A Colômbia parecia isolada no cenário internacional. Diversos governos latino-americanos – entre os quais o Brasil, o Chile e a Argentina – condenaram o ataque colombiano no Equador e exigiram que Bogotá se desculpasse. Quito, entretanto, recusou as desculpas do ministro colombiano das Relações Exteriores, Fernando Araújo. Somente Washington deu seu apoio ao presidente Álvaro Uribe, seu aliado. A Casa Branca pediu que a Colômbia e o Equador agissem com moderação e se “espantou” com a conduta de Chávez.
Em Caracas, a oposição venezuelana criticou a “irresponsabilidade guerreira” do presidente Chávez. O general Raúl Baduel, seu ex-ministro da Defesa, afirmou que o exército venezuelano não seguiria o chefe do Estado em uma aventura bélica. “Hugo Chávez poderá acabar como Marlbrough, indo para a guerra sozinho”, declarou. “Na condição de ministro da Defesa, posso afirmar a responsabilidade com a qual o exército colombiano garantia sua coordenação com a Venezuela”, disse. “A Venezuela não foi agredida, nem ameaçada. Não temos inimigos”. Segundo o general Baduel, que por muito tempo foi próximo do presidente venezuelano, Chávez está tentando desviar a atenção, uma vez que há uma série de dificuldades internas e que sua popularidade vem caindo.
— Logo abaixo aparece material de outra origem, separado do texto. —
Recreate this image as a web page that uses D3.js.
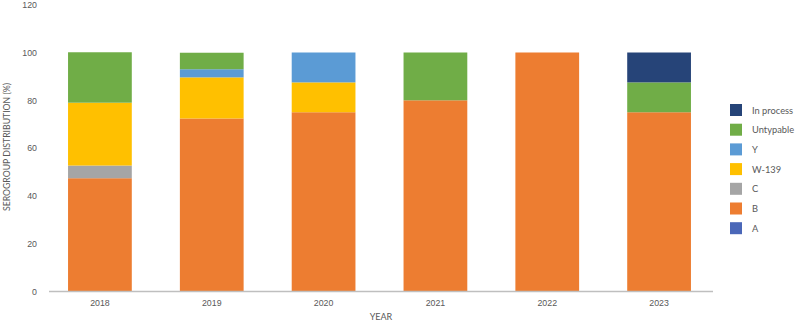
<!DOCTYPE html>
<html><head><meta charset="utf-8">
<script src="https://cdn.jsdelivr.net/npm/d3@7"></script>
<style>body{margin:0;background:#fff;} svg{display:block;font-family:"Lato","DejaVu Sans",sans-serif;}</style>
</head><body><svg id="c" width="800" height="336"></svg>
<script>
const years = ["2018","2019","2020","2021","2022","2023"];
const serogroups = ["A","B","C","W-139","Y","Untypable","In process"];
const colors = ["#4A67B8","#ED7D31","#A5A5A5","#FFC000","#5B9BD5","#70AD47","#264478"];
const valA = [0,0,0,0,0,0];
const valB = [47.4,72.4,75,80,100,75];
const valC = [5.3,0,0,0,0,0];
const valW = [26.3,17.2,12.5,0,0,0];
const valY = [0,3.4,12.5,0,0,0];
const valU = [21.1,6.9,0,20,0,12.5];
const valP = [0,0,0,0,0,12.5];
const yTicks = [0,20,40,60,80,100,120];

const seriesVals = [valA,valB,valC,valW,valY,valU,valP];
const rows = years.map((y,i)=>{const r={year:y}; serogroups.forEach((s,j)=>r[s]=seriesVals[j][i]); return r;});
const stacked = d3.stack().keys(serogroups)(rows);

const svg = d3.select("#c");
const x = d3.scaleBand().domain(years).range([44,715]).paddingInner(0.43).paddingOuter(0.215);
const y = d3.scaleLinear().domain([0,120]).range([291.5,4.7]);
const color = d3.scaleOrdinal().domain(serogroups).range(colors);

svg.append("g").selectAll("g").data(stacked).join("g").attr("fill",d=>color(d.key))
  .selectAll("rect").data(d=>d).join("rect")
  .attr("x",d=>x(d.data.year)).attr("width",x.bandwidth())
  .attr("y",d=>y(d[1])).attr("height",d=>Math.max(0,y(d[0])-y(d[1])));

const yAxis = svg.append("g").attr("transform","translate(49,0)")
  .call(d3.axisLeft(y).tickValues(yTicks).tickSize(0).tickPadding(12));
yAxis.select(".domain").remove();
yAxis.selectAll("text").attr("fill","#595959").style("font-size","8.8px");

const xAxis = svg.append("g").attr("transform","translate(0,291.5)")
  .call(d3.axisBottom(x).tickSize(0).tickPadding(8));
xAxis.select(".domain").attr("stroke","#BFBFBF").attr("stroke-width",1.5).attr("d","M49,0H713");
xAxis.selectAll("text").attr("fill","#595959").style("font-size","8.8px");

svg.append("text").attr("x",381).attr("y",320).attr("text-anchor","middle")
  .attr("fill","#595959").style("font-size","9px").text("YEAR");
svg.append("text").attr("transform","translate(10,147) rotate(-90)").attr("text-anchor","middle")
  .attr("fill","#595959").style("font-size","8.7px").text("SEROGROUP DISTRIBUTION (%)");

const legendOrder = serogroups.slice().reverse();
const lg = svg.append("g").selectAll("g").data(legendOrder).join("g")
  .attr("transform",(d,i)=>`translate(730,${104+i*19.7})`);
lg.append("rect").attr("width",12).attr("height",12).attr("fill",d=>color(d));
lg.append("text").attr("x",22).attr("y",9.5).attr("fill","#595959").style("font-size","9.3px").text(d=>d);
</script></body></html>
Na Colômbia, pelo contrário, o momento é de uma união sagrada. “O presidente Hugo Chávez conseguiu um feito incrível: até a esquerda está apoiando o presidente Álvaro Uribe”, observa um diplomata europeu em Bogotá. Ao mesmo tempo em que critica a incursão do exército em território equatoriano, a oposição colombiana considera “desproporcional” a reação da Venezuela, e inadmissíveis os insultos proferidos por Chávez a respeito do presidente Uribe.
A maioria dos observadores acredita que o risco de uma derrapagem bélica continua limitado, especialmente em razão da interdependência comercial dos três países andinos envolvidos. O comércio entre a Colômbia e o Equador chega a US$ 2 bilhões. Entre a Colômbia e a Venezuela, a US$ 6 bilhões. A Colômbia é uma grande fornecedora de eletricidade para o Equador e de alimentos para a Venezuela, que há meses vem enfrentando uma grave escassez e dificilmente pode considerar ficar sem produtos colombianos. Entretanto, segundo a imprensa de Bogotá, a fila dos caminhões colombianos presos nos postos fronteiriços com a Venezuela já se estendia desde a noite de segunda-feira.